Steady rain silvers the green river. The parched earth opens like a lover.
A text I received a couple of weeks ago was to my worry like this rain is to the land.
We worry that food will become scarce, that terror will keep us in lockdown, that we will burn in our homes, and that everything we put in our mouths will poison us. We worry that we will grow fat, old, forget things, our roofs will collapse and that our children will be left with bones and ash.
But when, after a long drought, I wake up to this kind of nourishing, cleansing rain, hope buoys in my heart.
In this current climate of increasingly rigid rules and diminishing employment opportunities, I have watched my ceiling fan’s perpetual rotation through many nights wondering how my son will fare in this hostile and unwelcoming world. I’ve scoured employment listings for him, suggested places for him to submit his resume, and despaired that there appears to be little available during two and a half seasons for his kind of work.
But just as the rain lifts the worry about sustainable life, a series of recent emails lifted a stone from my heart. Within a week, he received three requests for interviews – all of these positions desirable and have strong pros to accepting them. That in itself was thrilling. But the best part were his text messages.
His texts. OK, I’m easily thrilled. But thrilled I was.
As he was about to lead his first canoe trip with eight fifteen-year-olds into the wilds of Manitoba, I wished him a smooth trip.
His response: “Everything is wonderful! I love it here, so much more than (his last place of employment). My co is the bomb. (co = co-worker)
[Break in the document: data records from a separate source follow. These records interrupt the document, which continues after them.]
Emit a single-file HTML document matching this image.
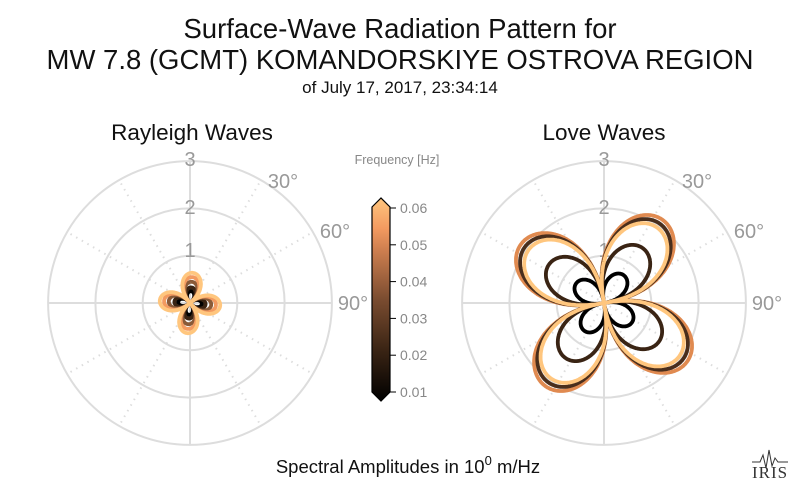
<!DOCTYPE html>
<html><head><meta charset="utf-8"><style>
body{margin:0;background:#fff;}
svg{display:block;font-family:"Liberation Sans",sans-serif;}
</style></head><body>
<svg id="s" width="800" height="493" viewBox="0 0 800 493" xmlns="http://www.w3.org/2000/svg">
<defs>
<linearGradient id="cb" x1="0" y1="1" x2="0" y2="0">
<stop offset="0" stop-color="#000"/>
<stop offset="0.25" stop-color="#3a2414"/>
<stop offset="0.5" stop-color="#7a4c30"/>
<stop offset="0.75" stop-color="#d08050"/>
<stop offset="0.85" stop-color="#f39a60"/>
<stop offset="1" stop-color="#ffc67e"/>
</linearGradient>
</defs>
<text x="400" y="38" font-size="27.5" text-anchor="middle" fill="#111">Surface-Wave Radiation Pattern for</text>
<text x="400" y="69" font-size="27.5" text-anchor="middle" fill="#111">MW 7.8 (GCMT) KOMANDORSKIYE OSTROVA REGION</text>
<text x="400" y="93" font-size="17" text-anchor="middle" fill="#111">of July 17, 2017, 23:34:14</text>
<text x="192" y="140" font-size="22.5" text-anchor="middle" fill="#111">Rayleigh Waves</text>
<text x="604" y="140" font-size="22.5" text-anchor="middle" fill="#111">Love Waves</text>
<g id="p1"></g><g id="p2"></g>
<text x="397" y="164" font-size="12.5" text-anchor="middle" fill="#888">Frequency [Hz]</text>
<path d="M372,207 L381,198 L390,207 L390,392 L381,401 L372,392 Z" fill="url(#cb)" stroke="#000" stroke-width="1.2"/>
<g id="cbt" font-size="14" fill="#888"></g>
<text x="408" y="473" font-size="18.5" text-anchor="middle" fill="#111">Spectral Amplitudes in 10<tspan dy="-8" font-size="13">0</tspan><tspan dy="8"> m/Hz</tspan></text>
<text x="770" y="478" font-size="17" text-anchor="middle" fill="#333" font-family="Liberation Serif,serif" letter-spacing="1">IRIS</text>
<path d="M752,462 L760,462 L763,455 L766,468 L769,450 L772,466 L775,458 L778,462 L788,462" stroke="#333" fill="none" stroke-width="1"/>
</svg>
<script>
const NS="http://www.w3.org/2000/svg";
function el(g,t,a,txt){const e=document.createElementNS(NS,t);for(const k in a)e.setAttribute(k,a[k]);if(txt)e.textContent=txt;g.appendChild(e);return e;}
const U=47.3;
function axes(g,cx,cy){
 [1,2,3].forEach(r=>el(g,'circle',{cx:cx,cy:cy,r:r*U,fill:'none',stroke:'#ddd','stroke-width':2}));
 for(let a=0;a<360;a+=30){const t=a*Math.PI/180;const solid=a%90==0;
  el(g,'line',{x1:cx,y1:cy,x2:cx+3*U*Math.sin(t),y2:cy-3*U*Math.cos(t),stroke:'#ddd','stroke-width':2,'stroke-dasharray':solid?'':'1.5,5'});}
 [[1,257],[2,214],[3,166]].forEach(([v,y])=>el(g,'text',{x:cx,y:y,'font-size':20,'text-anchor':'middle',fill:'#999'},String(v)));
 el(g,'text',{x:cx+93,y:188,'font-size':20,'text-anchor':'middle',fill:'#999'},'30°');
 el(g,'text',{x:cx+145,y:238,'font-size':20,'text-anchor':'middle',fill:'#999'},'60°');
 el(g,'text',{x:cx+163,y:310,'font-size':20,'text-anchor':'middle',fill:'#999'},'90°');
}
function lobe(g,cx,cy,A,th0,col,fn,p){
 let d='';for(let i=0;i<=720;i++){const t=i/720*2*Math.PI;const r=A*U*Math.pow(Math.abs(fn(2*(t-th0))),p);
  const x=cx+r*Math.sin(t),y=cy-r*Math.cos(t);d+=(i?'L':'M')+x.toFixed(1)+','+y.toFixed(1);}
 el(g,'path',{d:d,fill:'none',stroke:col,'stroke-width':3.8,'stroke-linejoin':'round'});
}
const p1=document.getElementById('p1'),p2=document.getElementById('p2');
axes(p1,190,303);axes(p2,604,303);
const d=Math.PI/180;
[[0.25,'#000'],[0.33,'#3a2414'],[0.45,'#8a5a38'],[0.55,'#f39a60'],[0.64,'#ffc67e']].forEach(([A,c])=>lobe(p1,190,303,A,5*d,c,Math.cos,0.75));
[[0.72,'#000'],[1.42,'#3a2414'],[2.15,'#e08a50'],[2.05,'#4a2e1c'],[1.95,'#ffc67e']].forEach(([A,c])=>lobe(p2,604,303,A,-10*d,c,Math.sin,0.75));
const cbt=document.getElementById('cbt');
for(let i=0;i<6;i++){const y=392-i*36.8;el(cbt,'line',{x1:390,y1:y,x2:396,y2:y,stroke:'#000'});el(cbt,'text',{x:400,y:y+5},'0.0'+(i+1));}
</script>
</body></html>
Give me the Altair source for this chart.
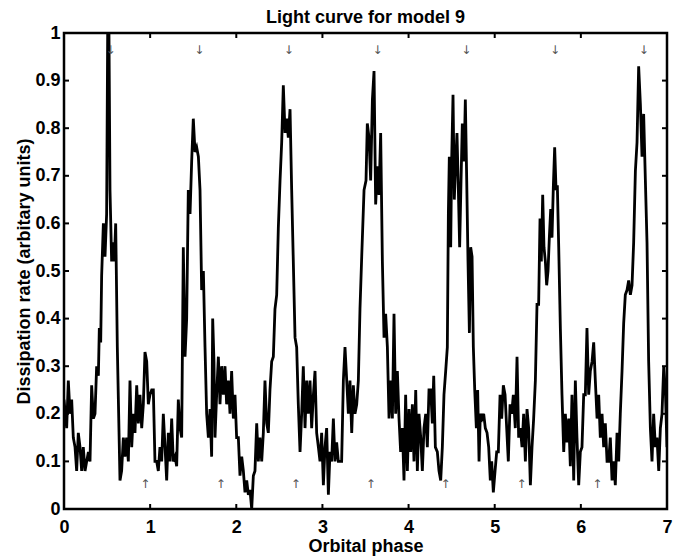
import altair as alt
import pandas as pd

phase = [
    0.000, 0.031, 0.050, 0.070, 0.089, 0.108, 0.128, 0.147, 0.166, 0.186,
    0.205, 0.224, 0.244, 0.263, 0.283, 0.302, 0.321, 0.341, 0.360, 0.379,
    0.399, 0.410, 0.426, 0.437, 0.457, 0.476, 0.495, 0.507, 0.522, 0.534,
    0.553, 0.573, 0.584, 0.600, 0.619, 0.650, 0.669, 0.689, 0.708, 0.727,
    0.747, 0.766, 0.786, 0.805, 0.824, 0.844, 0.863, 0.882, 0.902, 0.921,
    0.940, 0.960, 0.979, 0.998, 1.018, 1.037, 1.056, 1.076, 1.095, 1.114,
    1.134, 1.153, 1.173, 1.192, 1.211, 1.231, 1.250, 1.269, 1.289, 1.308,
    1.327, 1.347, 1.366, 1.385, 1.405, 1.424, 1.443, 1.463, 1.482, 1.501,
    1.521, 1.540, 1.560, 1.579, 1.598, 1.618, 1.637, 1.656, 1.676, 1.695,
    1.714, 1.726, 1.741,
    1.753, 1.772, 1.792, 1.811, 1.830, 1.850, 1.869, 1.888, 1.908, 1.927,
    1.946, 1.966, 1.985, 2.004, 2.024, 2.043, 2.063, 2.082, 2.101, 2.121,
    2.140, 2.159, 2.179, 2.198, 2.217, 2.237, 2.256, 2.275, 2.295, 2.314,
    2.333, 2.353, 2.372, 2.391, 2.411, 2.430, 2.449, 2.469, 2.488, 2.508,
    2.527, 2.546, 2.566, 2.585, 2.604, 2.624, 2.643, 2.662, 2.682, 2.701,
    2.720, 2.740, 2.759, 2.778, 2.798, 2.817, 2.836, 2.856, 2.875, 2.895,
    2.914, 2.933, 2.953, 2.972, 2.991, 3.011, 3.030, 3.049, 3.069, 3.088,
    3.107, 3.127, 3.146, 3.165, 3.185, 3.204, 3.223, 3.243, 3.262, 3.282,
    3.301, 3.320, 3.340, 3.359, 3.378, 3.398, 3.417, 3.436, 3.456,
    3.483, 3.506, 3.521, 3.541, 3.560, 3.580, 3.599, 3.618, 3.638, 3.657,
    3.676, 3.696, 3.715, 3.734, 3.754, 3.773, 3.792, 3.812, 3.831, 3.850,
    3.870, 3.889, 3.908, 3.928, 3.947, 3.966, 3.986, 4.005, 4.025, 4.044,
    4.063, 4.083, 4.102, 4.121, 4.141, 4.160, 4.179, 4.199, 4.218, 4.237,
    4.257, 4.276, 4.292, 4.311, 4.334, 4.353, 4.373, 4.392, 4.411, 4.431,
    4.450, 4.462, 4.473, 4.489, 4.500, 4.516, 4.531, 4.547, 4.562, 4.578,
    4.593, 4.609, 4.624, 4.644, 4.659, 4.675, 4.690, 4.706, 4.721, 4.737,
    4.752, 4.768, 4.787, 4.802, 4.818, 4.833, 4.853, 4.872, 4.891, 4.911,
    4.930, 4.949, 4.965, 4.984, 5.004, 5.023, 5.042, 5.062, 5.081, 5.100,
    5.120, 5.139, 5.158, 5.178, 5.197, 5.216,
    5.239, 5.259, 5.278, 5.298, 5.317, 5.336, 5.356, 5.375, 5.394, 5.414,
    5.433, 5.452, 5.472, 5.491, 5.510, 5.526, 5.541, 5.557, 5.572, 5.588,
    5.603, 5.619, 5.634, 5.650, 5.665, 5.681, 5.696, 5.712, 5.727, 5.743,
    5.762, 5.781, 5.801, 5.820, 5.839, 5.859, 5.878, 5.897, 5.917, 5.936,
    5.955, 5.975, 5.994, 6.013, 6.033, 6.052, 6.071, 6.091, 6.110, 6.130,
    6.149, 6.168, 6.188, 6.207, 6.226, 6.246, 6.265, 6.284, 6.304, 6.323,
    6.342, 6.362, 6.381, 6.400, 6.420, 6.439, 6.458, 6.478, 6.497, 6.516,
    6.536, 6.555, 6.575, 6.594, 6.613, 6.633, 6.652, 6.671, 6.691, 6.710,
    6.729, 6.749, 6.768, 6.787, 6.807, 6.826, 6.845, 6.865, 6.884, 6.904,
    6.923, 6.942, 6.962, 6.981, 7.000,
]

dissipation = [
    0.23, 0.17, 0.27, 0.20, 0.23, 0.15, 0.13, 0.08, 0.16, 0.13,
    0.08, 0.13, 0.08, 0.10, 0.12, 0.10, 0.26, 0.19, 0.20, 0.30,
    0.28, 0.38, 0.35, 0.49, 0.60, 0.53, 0.62, 1.00, 1.00, 0.67,
    0.52, 0.56, 0.52, 0.60, 0.34, 0.06, 0.08, 0.15, 0.11, 0.15,
    0.10, 0.27, 0.13, 0.20, 0.16, 0.26, 0.18, 0.24, 0.17, 0.22,
    0.33, 0.31, 0.22, 0.24, 0.25, 0.25, 0.10, 0.10, 0.08, 0.13,
    0.10, 0.20, 0.13, 0.06, 0.16, 0.10, 0.19, 0.10, 0.11, 0.09,
    0.23, 0.17, 0.15, 0.55, 0.32, 0.40, 0.67, 0.62, 0.73, 0.82,
    0.75, 0.76, 0.74, 0.67, 0.46, 0.50, 0.34, 0.20, 0.15, 0.21,
    0.11, 0.40, 0.31,
    0.15, 0.24, 0.32, 0.22, 0.30, 0.24, 0.30, 0.22, 0.27, 0.20,
    0.29, 0.19, 0.24, 0.15, 0.15, 0.07, 0.11, 0.08, 0.035, 0.06,
    0.03, 0.04, 0.00, 0.07, 0.08, 0.18, 0.10, 0.15, 0.10, 0.16,
    0.27, 0.18, 0.16, 0.25, 0.31, 0.32, 0.42, 0.45, 0.59, 0.69,
    0.77, 0.89, 0.79, 0.82, 0.78, 0.84, 0.67, 0.52, 0.36, 0.34,
    0.22, 0.12, 0.20, 0.30, 0.17, 0.27, 0.20, 0.27, 0.17, 0.24,
    0.29, 0.16, 0.13, 0.10, 0.16, 0.05, 0.13, 0.17, 0.03, 0.12,
    0.10, 0.19, 0.10, 0.14, 0.10, 0.10, 0.10, 0.27, 0.34, 0.27,
    0.20, 0.27, 0.16, 0.26, 0.20, 0.22, 0.27, 0.42, 0.53,
    0.67, 0.69, 0.81, 0.78, 0.69, 0.86, 0.92, 0.64, 0.72, 0.66,
    0.79, 0.52, 0.36, 0.41, 0.34, 0.19, 0.27, 0.19, 0.41, 0.20,
    0.29, 0.19, 0.12, 0.17, 0.06, 0.24, 0.08, 0.21, 0.12, 0.22,
    0.10, 0.25, 0.08, 0.20, 0.15, 0.08, 0.17, 0.20, 0.13, 0.25,
    0.25, 0.18, 0.28, 0.13, 0.12, 0.08, 0.06, 0.13, 0.24, 0.29,
    0.34, 0.62, 0.74, 0.55, 0.73, 0.87, 0.65, 0.73, 0.79, 0.67,
    0.55, 0.69, 0.81, 0.73, 0.86, 0.69, 0.52, 0.37, 0.55, 0.53,
    0.34, 0.25, 0.17, 0.25, 0.10, 0.20, 0.19, 0.20, 0.17, 0.16,
    0.13, 0.06, 0.10, 0.035, 0.08, 0.12, 0.12, 0.24, 0.19, 0.26,
    0.24, 0.17, 0.10, 0.22, 0.20, 0.24,
    0.17, 0.32, 0.15, 0.17, 0.13, 0.20, 0.10, 0.21, 0.17, 0.05,
    0.13, 0.19, 0.27, 0.43, 0.43, 0.61, 0.52, 0.66, 0.55, 0.52,
    0.47, 0.50, 0.57, 0.63, 0.57, 0.68, 0.76, 0.67, 0.68, 0.55,
    0.38, 0.24, 0.12, 0.20, 0.14, 0.19, 0.09, 0.24, 0.06, 0.27,
    0.15, 0.05, 0.12, 0.13, 0.24, 0.24, 0.38, 0.24, 0.29, 0.31,
    0.35, 0.27, 0.19, 0.24, 0.15, 0.20, 0.13, 0.18, 0.10, 0.10,
    0.15, 0.06, 0.10, 0.05, 0.16, 0.10, 0.20, 0.29, 0.39, 0.45,
    0.46, 0.48, 0.45, 0.47, 0.56, 0.71, 0.77, 0.93, 0.85, 0.74,
    0.83, 0.69, 0.56, 0.31, 0.17, 0.10, 0.20, 0.13, 0.15, 0.08,
    0.17, 0.20, 0.30, 0.25, 0.13,
]

# arrow markers (phases) and their heights
down_phase = [0.54, 1.57, 2.61, 3.64, 4.67, 5.70, 6.73]
up_phase = [0.944, 1.82, 2.69, 3.56, 4.43, 5.31, 6.19]
down_level = 0.965
up_level = 0.052

x_ticks = [1, 2, 3, 4, 5, 6]
y_ticks = [0.1, 0.2, 0.3, 0.4, 0.5, 0.6, 0.7, 0.8, 0.9]
x_labels = [0, 1, 2, 3, 4, 5, 6, 7]
y_labels = [0, 0.1, 0.2, 0.3, 0.4, 0.5, 0.6, 0.7, 0.8, 0.9, 1]

W, H = 603, 476
FONT = "Liberation Sans"

curve = pd.DataFrame({"phase": phase, "rate": dissipation})
downs = pd.DataFrame({"phase": down_phase, "rate": [down_level] * len(down_phase)})
ups = pd.DataFrame({"phase": up_phase, "rate": [up_level] * len(up_phase)})
xt = pd.DataFrame({"phase": x_ticks})
yt = pd.DataFrame({"rate": y_ticks})

xscale = alt.Scale(domain=[0, 7], nice=False, zero=False)
yscale = alt.Scale(domain=[0, 1], nice=False, zero=False)
xaxis = alt.Axis(title="Orbital phase", values=x_labels, format="d",
                 labelPadding=9, titlePadding=1, labelFlush=False)
yaxis = alt.Axis(title="Dissipation rate (arbitary units)", values=y_labels,
                 format=".1~f", labelPadding=4, titlePadding=1)

X = alt.X("phase:Q", scale=xscale, axis=xaxis)
Y = alt.Y("rate:Q", scale=yscale, axis=yaxis)

line = alt.Chart(curve).mark_line(color="black", strokeWidth=2.8, clip=True).encode(x=X, y=Y)

arrow_down = alt.Chart(downs).mark_text(text="↓", font="DejaVu Sans", fontSize=12,
                                        color="#555555").encode(x=X, y=Y)
arrow_up = alt.Chart(ups).mark_text(text="↑", font="DejaVu Sans", fontSize=12,
                                    color="#555555").encode(x=X, y=Y)

tick_style = dict(color="black", strokeWidth=2)
tb = alt.Chart(xt).mark_rule(**tick_style).encode(x=X, y=alt.value(H), y2=alt.value(H - 5))
tt = alt.Chart(xt).mark_rule(**tick_style).encode(x=X, y=alt.value(0), y2=alt.value(5))
tl = alt.Chart(yt).mark_rule(**tick_style).encode(y=Y, x=alt.value(0), x2=alt.value(5))
tr = alt.Chart(yt).mark_rule(**tick_style).encode(y=Y, x=alt.value(W), x2=alt.value(W - 5))

chart = alt.layer(line, arrow_down, arrow_up, tb, tt, tl, tr).properties(
    width=W, height=H,
    title=alt.TitleParams("Light curve for model 9", font=FONT, fontSize=18,
                          fontWeight="bold", color="black", offset=0, dy=3),
    padding={"left": 56, "top": 25, "right": 9, "bottom": 50},
    autosize=alt.AutoSizeParams(type="none"),
    background="white",
).configure_view(
    stroke="black", strokeWidth=2.5
).configure_axis(
    domain=False, ticks=False, grid=False,
    labelFont=FONT, labelFontSize=18, labelFontWeight="bold", labelColor="black",
    titleFont=FONT, titleFontSize=18, titleFontWeight="bold", titleColor="black",
    labelOverlap=False,
)

chart.save("out.html", embed_options={"renderer": "svg", "actions": False})
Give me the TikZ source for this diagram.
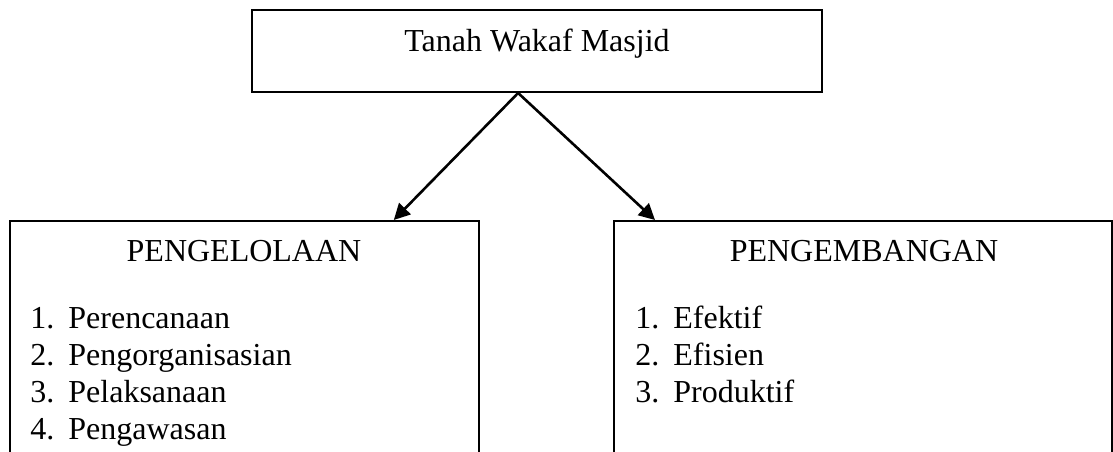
\documentclass[tikz,border=0pt]{standalone}
\usepackage{fontspec}
\setmainfont{Liberation Serif}
\usetikzlibrary{arrows.meta,calc,fit}
\begin{document}
\begin{tikzpicture}[x=0.5bp,y=-0.5bp,
  every node/.style={font=\fontsize{16bp}{18.5bp}\selectfont},
  box/.style={draw, line width=1bp, inner sep=0pt, fit={#1}},
  title/.style={inner sep=0pt, anchor=base},
  item/.style={inner sep=0pt, anchor=base west},
  link/.style={-{Triangle[length=8bp,width=8bp]}, line width=1.3bp}]
\clip (0,0) rectangle (1113,452);

% frames
\node[box={(252,10) (822,92)}] (top) {};
\node[box={(10,221) (479,480)}] (kelola) {};
\node[box={(614,221) (1112,480)}] (kembang) {};

% headings
\node[title] (ttop) at (537,52) {Tanah Wakaf Masjid};
\node[title] (tkelola) at (244,262) {PENGELOLAAN};
\node[title] (tkembang) at (864,262) {PENGEMBANGAN};

% management steps
\foreach \n/\t [count=\i] in {1/Perencanaan,2/Pengorganisasian,3/Pelaksanaan,4/Pengawasan}{
  \node[item] (kn\i) at (30,{329+37*(\i-1)}) {\n.};
  \node[item] (kt\i) at (68,{329+37*(\i-1)}) {\t};
}

% development criteria
\foreach \n/\t [count=\i] in {1/Efektif,2/Efisien,3/Produktif}{
  \node[item] (en\i) at (635,{329+37*(\i-1)}) {\n.};
  \node[item] (et\i) at (673,{329+37*(\i-1)}) {\t};
}

% connectors
\coordinate (src) at ($(top.south west)!0.467!(top.south east)$);
\draw[link] (src) -- ($(kelola.north west)!0.817!(kelola.north east)$);
\draw[link] (src) -- ($(kembang.north west)!0.084!(kembang.north east)$);
\end{tikzpicture}
\end{document}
I answered: “That brings tears. There’s almost nothing in the world I want more than your happiness.”
His response: “Today was amazing. Love you Mom” – followed by a heart icon
And there you have it. The world was right again.
Someone recently posted a meme on Facebook that said, “Your adult kid saying ‘I love you’ is almost as good as winning the lottery.” I observed that although I’ve never won the lottery, I’m quite certain that hearing those words is, in fact, better.
It isn’t that he doesn’t ever say or show it, but this particular iteration carried with it a basket-load of story – years of hoping he’d catch fire and pursue a passion and then when he finally did, agonizing whether that passion would provide him with a livelihood.
Although his trade is hiking and canoe tripping, my son is not a lover of travel. He has always loved home first and last. So although his passion is deeply rooted in the land, he has been reluctant to expand his gifts and expertise beyond what is within a couple hours’ drive. But I have been pushing him beyond his comfort zone, trying always to maintain a balance between respect for his wishes and hope that he will be able to flourish beyond his own borders.
From the moment he was born he has been teaching me patience. While I have been tugging on him; pulling him out into the world, into experience, he has calmly been teaching me how to be in the place where I am.
Now, we meet in the centre where right now right here is more than enough and the new and unknown is ripe with possibility.
It is raining today and the earth opens its mouth and drinks.
My son paddles into his life and I am home breathing fragrant air.